Flag 4 "Destination endpoint is a singleton.": Requiring this knowledge seems to be in direct conflict with late binding.

>       I don't think so.  Late binding is about not requiring the source node to know the topological location of the destination.  Endpoint cardinality is about constraining the processing performed at forwarding nodes.

4.3., last paragraph:
Why the restriction that "the block processing flags must be set to zero on all blocks that follow the payload block"?

4.4. Endpoint EIDs:
"Each endpoint ID conveyed in any bundle block takes the form of a Uniform Resource Identifier (URI; [URI])."
URIs are nice in being human-readable but they are also very wordy.

>       I personally agree with you on this point.  URIs are a great external representation of endpoint IDs but not necessarily a good internal representation; sort of like the difference between 32-bit IPv4 addresses and dotted-string IP address representations.

It would be beneficial to generalize the current notion to support any kind of encoding (including binary) for the scheme-specific part given an
(ASCII) scheme name. This is crucial for bandwidth-constrained environments, and definitely sufficient for applications that don't span multiple networks.

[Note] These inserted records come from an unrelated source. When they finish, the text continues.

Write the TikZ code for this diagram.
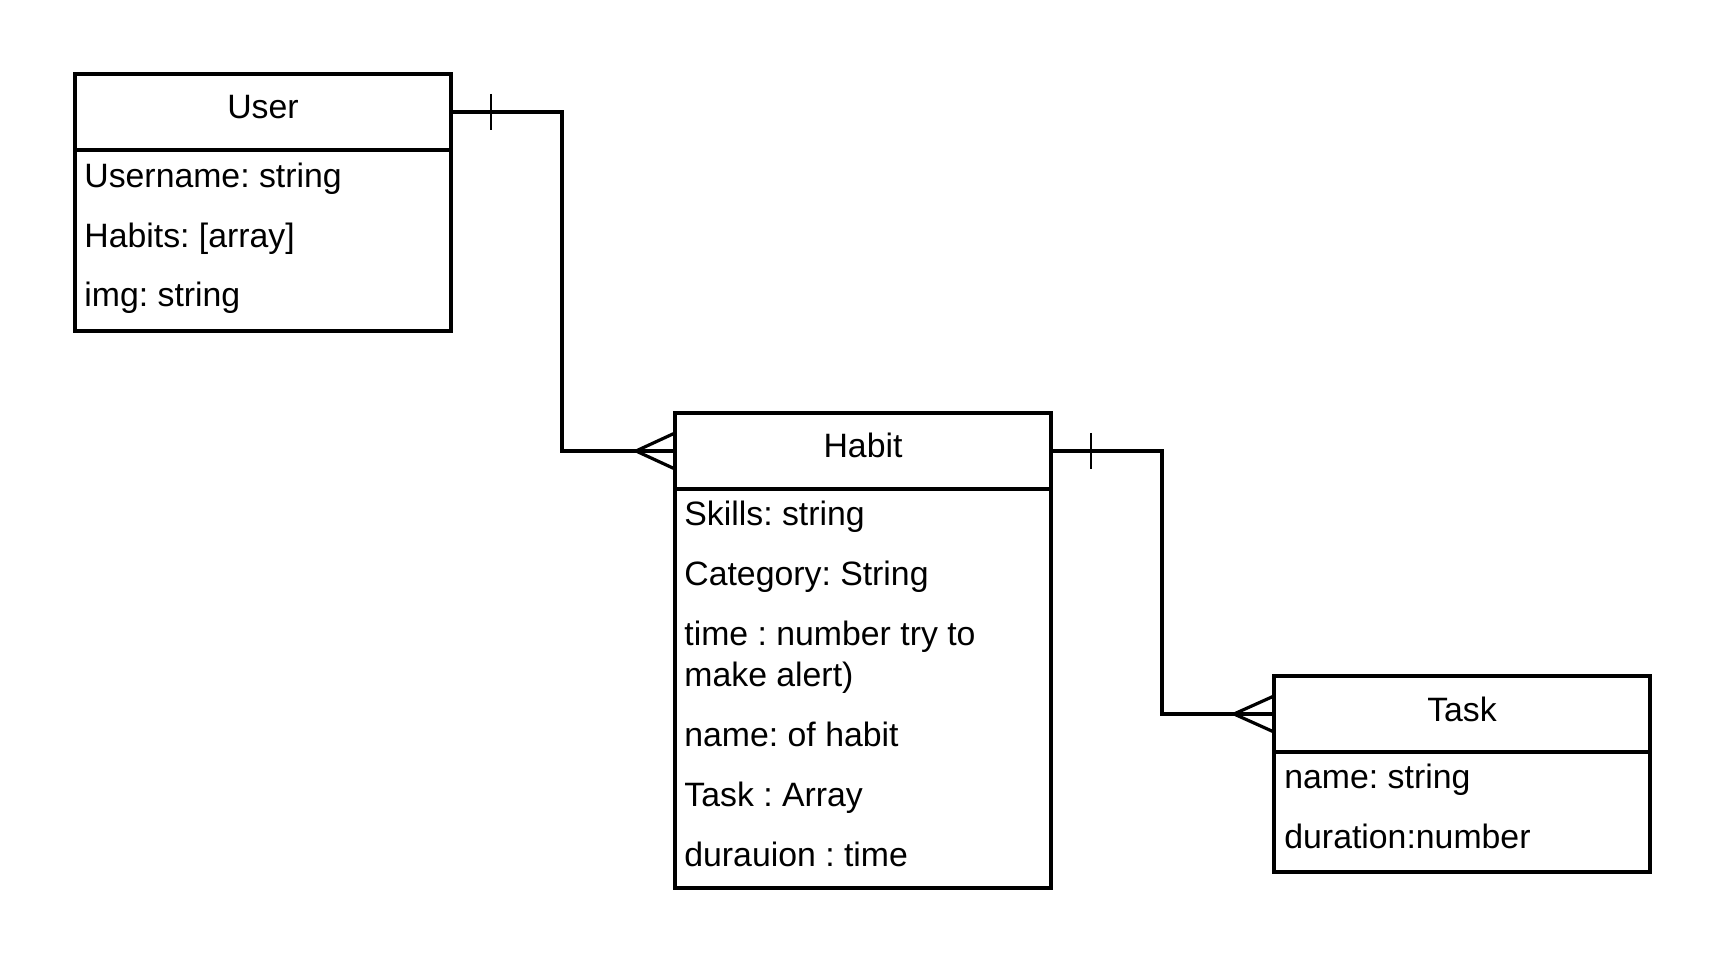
\documentclass[tikz,border=0pt]{standalone}
\usepackage{fontspec}
\setmainfont{Liberation Sans}
\frenchspacing
\usetikzlibrary{positioning}
\tikzset{
  hdr/.style={draw, line width=1.75pt, minimum width=188pt, minimum height=38pt, inner sep=0pt, outer sep=0pt, text height=12pt, text depth=5pt, font=\fontsize{16.9}{20}\selectfont},
  bdy/.style={draw, line width=1.75pt, minimum width=188pt, inner sep=0pt, outer sep=0pt},
  attr/.style={anchor=base west, inner sep=0pt, font=\fontsize{16.9}{20}\selectfont},
  rel/.style={line width=1.6pt},
  onemark/.style={line width=1.2pt},
}
\begin{document}
\begin{tikzpicture}[x=0.5pt, y=-0.5pt]
\useasboundingbox (0,0) rectangle (1725,962);
% User
\node[hdr, anchor=north west] (user) at (75,74) {User};
\node[bdy, minimum height=90.5pt, below=0pt of user] (userbody) {};
\node[attr] (u1) at (84,188) {Username: string};
\node[attr] (u2) at (84,248) {Habits: [array]};
\node[attr] (u3) at (84,307) {img: string};
% Habit
\node[hdr, anchor=north west] (habit) at (675,413) {Habit};
\node[bdy, minimum height=199.5pt, below=0pt of habit] (habitbody) {};
\node[attr] (h1) at (684,526) {Skills: string};
\node[attr] (h2) at (684,586) {Category: String};
\node[attr] (h3) at (684,646) {time : number try to};
\node[attr] (h4) at (684,686) {make alert)};
\node[attr] (h5) at (684,746) {name: of habit};
\node[attr] (h6) at (684,806) {Task : Array};
\node[attr] (h7) at (684,866) {durauion : time};
% Task
\node[hdr, anchor=north west] (task) at (1274,676) {Task};
\node[bdy, minimum height=60pt, below=0pt of task] (taskbody) {};
\node[attr] (t1) at (1284,788) {name: string};
\node[attr] (t2) at (1284,848) {duration:number};
% relations
\coordinate (bend1) at (562,0);
\coordinate (bend2) at (1162,0);
\draw[rel] (user.east) -- (user.east -| bend1) |- (habit.west);
\draw[onemark] ([xshift=20pt,yshift=9pt]user.east) -- ([xshift=20pt,yshift=-9pt]user.east);
\draw[rel] ([yshift=9pt]habit.west) -- ([xshift=-19.5pt]habit.west) -- ([yshift=-9pt]habit.west);
\draw[rel] (habit.east) -- (habit.east -| bend2) |- (task.west);
\draw[onemark] ([xshift=20pt,yshift=9pt]habit.east) -- ([xshift=20pt,yshift=-9pt]habit.east);
\draw[rel] ([yshift=9pt]task.west) -- ([xshift=-20pt]task.west) -- ([yshift=-9pt]task.west);
\end{tikzpicture}
\end{document}
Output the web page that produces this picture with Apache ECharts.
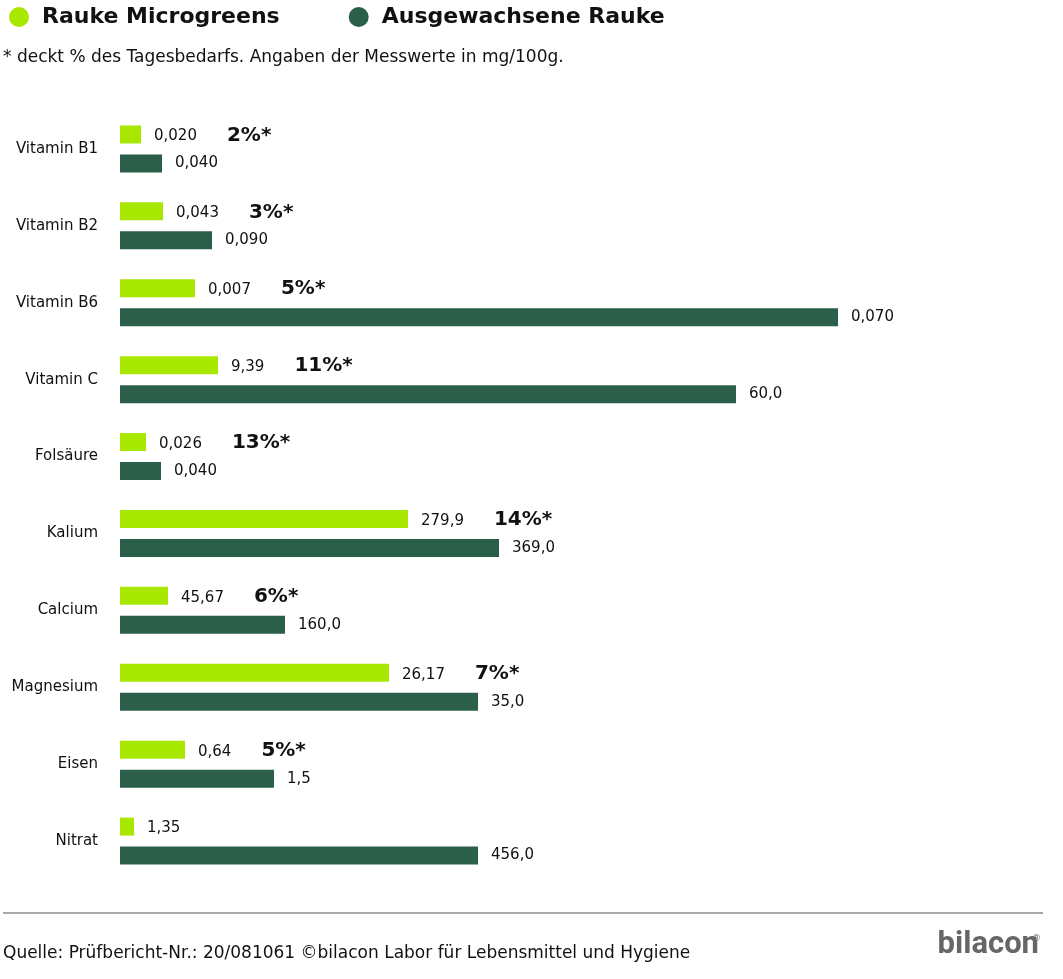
<!DOCTYPE html>
<html><head><meta charset="utf-8">
<script src="https://cdn.jsdelivr.net/npm/echarts@6/dist/echarts.min.js"></script>
<style>html,body{margin:0;padding:0;background:#fff}#c{width:1063px;height:979px}</style>
</head><body><div id="c"></div>
<script>
const categories = ["Vitamin B1","Vitamin B2","Vitamin B6","Vitamin C","Folsäure","Kalium","Calcium","Magnesium","Eisen","Nitrat"];
// bar lengths as drawn in the reference (relative display scale per nutrient)
const microLength = [21,43,75,98,26,288,48,269,65,14];
const grownLength = [42,92,718,616,41,379,165,358,154,358];
// printed values
const microLabel = ["0,020","0,043","0,007","9,39","0,026","279,9","45,67","26,17","0,64","1,35"];
const grownLabel = ["0,040","0,090","0,070","60,0","0,040","369,0","160,0","35,0","1,5","456,0"];
const percentLabel = ["2%*","3%*","5%*","11%*","13%*","14%*","6%*","7%*","5%*",""];
const LIGHT = "#a8e800", DARK = "#2b5f49";
const FONT = "DejaVu Sans";
const chart = echarts.init(document.getElementById('c'));
chart.setOption({
  animation:false,
  textStyle:{fontFamily:FONT},
  legend:{left:4,top:1,itemGap:69,icon:'circle',itemWidth:20,itemHeight:20,
    textStyle:{fontSize:22,fontWeight:'bold',color:'#111',fontFamily:FONT,padding:[0,0,0,8]}},
  grid:{left:120,top:110.5,width:900,height:769},
  xAxis:{type:'value',min:0,max:900,show:false},
  yAxis:{type:'category',data:categories,inverse:true,
    axisLine:{show:false},axisTick:{show:false},
    axisLabel:{fontSize:15,color:'#111',margin:22,fontFamily:FONT}},
  series:[
    {name:'Rauke Microgreens',type:'bar',data:microLength,barWidth:18,barGap:'61%',
     itemStyle:{color:LIGHT},
     label:{show:true,position:'right',distance:13,
       formatter:p=>'{v|'+microLabel[p.dataIndex]+'}'+(percentLabel[p.dataIndex]?'{s|}{p|'+percentLabel[p.dataIndex]+'}':''),
       rich:{v:{fontSize:15,color:'#111',fontFamily:FONT,padding:[4,0,0,0]},s:{width:30},
             p:{fontSize:20,fontWeight:'bold',color:'#111',fontFamily:FONT,padding:[2,0,0,0]}}}},
    {name:'Ausgewachsene Rauke',type:'bar',data:grownLength,barWidth:18,
     itemStyle:{color:DARK},
     label:{show:true,position:'right',distance:13,fontSize:15,color:'#111',fontFamily:FONT,
       padding:[4,0,0,0],formatter:p=>grownLabel[p.dataIndex]}}
  ],
  graphic:[
    {type:'text',left:3,top:49,style:{text:'* deckt % des Tagesbedarfs. Angaben der Messwerte in mg/100g.',fontSize:17,fill:'#111',fontFamily:FONT}},
    {type:'line',shape:{x1:3,y1:913,x2:1043,y2:913},style:{stroke:'#555',lineWidth:1}},
    {type:'text',left:3,top:945,style:{text:'Quelle: Prüfbericht-Nr.: 20/081061 ©bilacon Labor für Lebensmittel und Hygiene',fontSize:17,fill:'#111',fontFamily:FONT}},
    {type:'text',right:24,top:930,style:{text:'bilacon',fontSize:31,fontWeight:'bold',fill:'#666',fontFamily:"Roboto"}},
    {type:'text',right:22,top:934,style:{text:'®',fontSize:9,fill:'#666',fontFamily:FONT}}
  ]
});
</script></body></html>
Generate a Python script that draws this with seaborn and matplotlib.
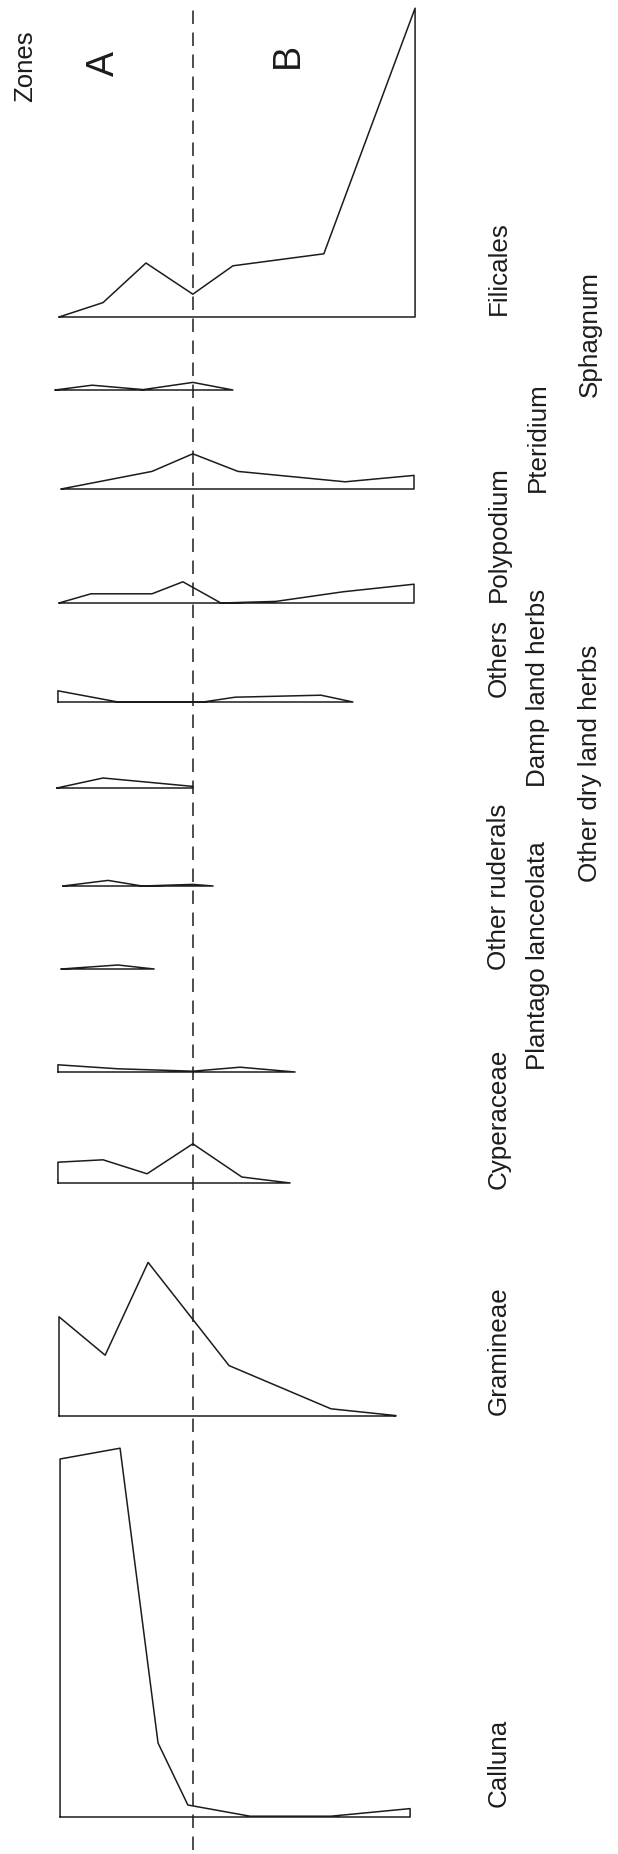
import numpy as np
import pandas as pd
import matplotlib
matplotlib.use('Agg')
import matplotlib.pyplot as plt
import seaborn as sns

# pollen taxa, top to bottom of the (rotated) diagram
taxa = ['Filicales', 'Sphagnum', 'Pteridium', 'Polypodium', 'Others',
        'Damp land herbs', 'Other dry land herbs', 'Other ruderals',
        'Plantago lanceolata', 'Cyperaceae', 'Gramineae', 'Calluna']

# sample depths (cm) and percentages for each taxon
filicales_depth = [0, 12.4, 24.5, 37.7, 49.0, 74.6, 100.3]
filicales_pct = [0, 3.6, 13.5, 5.7, 12.8, 15.8, 77.2]

sphagnum_depth = [-1.1, 9.3, 23.7, 37.7, 49.0]
sphagnum_pct = [0, 1.2, 0.1, 1.9, 0]

pteridium_depth = [0.6, 26.2, 37.7, 50.4, 80.6, 100.0]
pteridium_pct = [0, 4.4, 8.8, 4.4, 1.8, 3.4]

polypodium_depth = [0, 9.0, 26.2, 34.9, 45.6, 61.1, 80.0, 100.0]
polypodium_pct = [0, 2.3, 2.3, 5.3, 0, 0.4, 2.8, 4.7]

others_depth = [-0.3, 16.6, 40.6, 49.6, 73.8, 82.8]
others_pct = [2.8, 0, 0, 1.2, 1.7, 0]

damp_depth = [-0.6, 12.4, 37.7]
damp_pct = [0, 2.5, 0.4]

drylandherbs_depth = [1.1, 13.8, 23.4, 37.7, 43.4]
drylandherbs_pct = [0, 1.4, 0, 0.4, 0]

ruderals_depth = [0.6, 16.6, 26.8]
ruderals_pct = [0, 1.0, 0]

plantago_depth = [-0.3, 16.6, 37.7, 51.0, 66.5]
plantago_pct = [1.8, 0.8, 0.2, 1.2, 0]

cyperaceae_depth = [-0.3, 12.4, 24.8, 37.7, 51.5, 65.1]
cyperaceae_pct = [5.2, 5.8, 2.3, 9.8, 1.5, 0]

gramineae_depth = [0, 13.0, 25.1, 47.9, 76.6, 94.9]
gramineae_pct = [24.8, 15.2, 38.4, 12.6, 1.8, 0.1]

calluna_depth = [0.3, 17.2, 27.9, 36.3, 53.8, 76.6, 98.9]
calluna_pct = [89.5, 92.2, 18.5, 3.0, 0.2, 0.2, 2.1]

zone_names = ['A', 'B']
zone_boundary = 37.7

series = [
    (filicales_depth, filicales_pct), (sphagnum_depth, sphagnum_pct),
    (pteridium_depth, pteridium_pct), (polypodium_depth, polypodium_pct),
    (others_depth, others_pct), (damp_depth, damp_pct),
    (drylandherbs_depth, drylandherbs_pct), (ruderals_depth, ruderals_pct),
    (plantago_depth, plantago_pct), (cyperaceae_depth, cyperaceae_pct),
    (gramineae_depth, gramineae_pct), (calluna_depth, calluna_pct),
]

# ---- layout (pixels of the 618x1854 image) ----
W, H = 618, 1854
PX_PER_CM = 3.55
PX_PER_PCT = 4.0
X0 = 59  # depth 0
baseline_px = [317, 390, 489, 603, 702, 788, 886, 969, 1072, 1183, 1416, 1817]
label_col = [0, 2, 1, 0, 0, 1, 2, 0, 1, 0, 0, 0]
col_x_px = [506, 545, 597]
label_y_px = [315, 397, 492, 602, 697, 787, 882, 970, 1070, 1189, 1415, 1807]
INK = '#1c1c1c'


def px_x(p):
    return (p - X0) / PX_PER_CM


def px_y(p):
    return (H - p) / PX_PER_PCT


# build closed outlines: curve plus baseline
rows = []
for name, (d, v), base in zip(taxa, series, baseline_px):
    off = px_y(base)
    xs = [d[0]] + list(d) + [d[-1], d[0]]
    ys = [0] + list(v) + [0, 0]
    for i, (x, y) in enumerate(zip(xs, ys)):
        rows.append({'taxon': name, 'order': i, 'depth': x, 'y': off + y})
df = pd.DataFrame(rows)

sns.set_theme(style='white')
plt.rcParams['font.family'] = ['Liberation Sans', 'DejaVu Sans']

fig = plt.figure(figsize=(W / 100, H / 100), dpi=100)
ax = fig.add_axes([0, 0, 1, 1])

sns.lineplot(data=df, x='depth', y='y', units='taxon', estimator=None,
             sort=False, color=INK, linewidth=1.1, legend=False, ax=ax)

# zone boundary
ax.axvline(zone_boundary, ymin=4 / H, ymax=(H - 7) / H, color=INK,
           linewidth=1.1, linestyle=(0, (8.8, 5.6)))

ax.set_xlim(px_x(0), px_x(W))
ax.set_ylim(0, H / PX_PER_PCT)
ax.set_axis_off()

# taxon labels, rotated, starting at each baseline
for name, col, ly in zip(taxa, label_col, label_y_px):
    ax.text(px_x(col_x_px[col]), px_y(ly), name, rotation=90,
            rotation_mode='anchor', ha='left', va='baseline',
            fontsize=18.7, color=INK)

ax.text(px_x(32), px_y(102), 'Zones', rotation=90, rotation_mode='anchor',
        ha='left', va='baseline', fontsize=18.5, color=INK)
ax.text(px_x(104), px_y(63), zone_names[0], rotation=90, ha='center',
        va='center', fontsize=27, color=INK)
ax.text(px_x(288), px_y(55), zone_names[1], rotation=90, ha='center',
        va='center', fontsize=27, color=INK)

fig.savefig('out.png', dpi=100, facecolor='white')
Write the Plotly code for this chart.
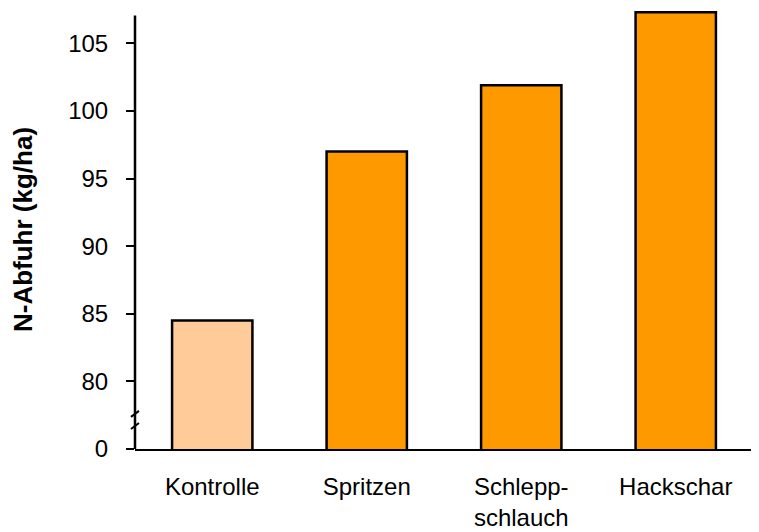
import plotly.graph_objects as go

categories = ["Kontrolle", "Spritzen", "Schlepp-<br>schlauch", "Hackschar"]
values = [84.5, 97.0, 101.9, 107.3]
bar_colors = ["#FFCC99", "#FF9900", "#FF9900", "#FF9900"]
tick_vals = [75, 80, 85, 90, 95, 100, 105]
tick_text = ["0", "80", "85", "90", "95", "100", "105"]

fig = go.Figure()
fig.add_trace(go.Bar(
    x=categories, y=values,
    marker=dict(color=bar_colors, line=dict(color="black", width=2.5)),
    width=0.52,
))

fam = "Liberation Sans, Arial, sans-serif"
yfont = dict(family=fam, size=24, color="black")
xfont = dict(family=fam, size=24, color="black")
tfont = dict(family=fam, size=26, color="black")

fig.update_layout(
    width=751, height=524,
    margin=dict(l=127, r=6, t=2, b=83),
    paper_bgcolor="white", plot_bgcolor="white",
    font=yfont,
    showlegend=False,
    xaxis=dict(
        range=[-0.5, 3.5], showline=True, linecolor="black", linewidth=2,
        ticks="", showgrid=False, tickfont=xfont, ticklabelstandoff=15,
        automargin=False,
    ),
    yaxis=dict(
        range=[75, 107.47], showline=False, showgrid=False, zeroline=False,
        tickvals=tick_vals, ticktext=tick_text, ticks="outside", ticklen=8,
        tickwidth=2, tickcolor="black", tickfont=yfont, ticklabelstandoff=13,
        title=dict(text="<b>N-Abfuhr (kg/ha)</b>", font=tfont, standoff=30),
        automargin=False,
    ),
    shapes=[
        dict(type="line", xref="paper", yref="y", x0=0, x1=0, y0=75, y1=107.07,
             line=dict(color="black", width=2.5)),
        dict(type="line", xref="paper", yref="y", xsizemode="pixel", ysizemode="pixel",
             xanchor=0, yanchor=77.6, x0=-4, x1=4, y0=-3, y1=3,
             line=dict(color="black", width=2)),
        dict(type="line", xref="paper", yref="y", xsizemode="pixel", ysizemode="pixel",
             xanchor=0, yanchor=76.7, x0=-4, x1=4, y0=-3, y1=3,
             line=dict(color="black", width=2)),
    ],
)

fig.write_html("out.html")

>       This is why there's an RFC for CBHE.

"This array is simply the concatenation of any number of null-terminated scheme names and SSPs."
Instead of null-terminating strings, why not encode them with prefixed SDNV length values? This seems to make the design more consistent and may improve string copy operations. But that's a minor comment.

4.7. Dictionary Revision:
"Any [unreferenced] strings (scheme names and SSPs) in a bundle's dictionary ... may be removed from the
    dictionary at the time the bundle is forwarded."
...subject to that authenticity is not lost.

>       Yes, but that's implicit.  Strings that are needed in order to verify authenticity are referenced, so they can't be removed from the dictionary.

5.2. Bundle Transmission, step 2:
"... with current custodian endpoint ID set to the null endpoint ID "dtn:none"
It should be up to the source to decide whether to support custody transfer, i.e., whether to set the current custodian EID to the source EID or to dtn:none.

>       The custodian EID is initialized to "dtn:none" at bundle creation time, regardless of whether or not the source node subsequently chooses to take custody.  Initial acceptance of custody at the source node happens later in the procedure, in step 4 of 5.4, subject to the decision made in 5.2 step 1.  But I do think the language could be clarified a bit here.

5.6. Bundle Reception, step 4:
"If [a duplicate bundle has been received that] has the
       retention constraint "Custody accepted", custody transfer
       redundancy must be handled."
Why are processing steps 2 and 3, which generate bundle reception status reports, being executed before step 4?

>       Can you say a little more about why they shouldn't be?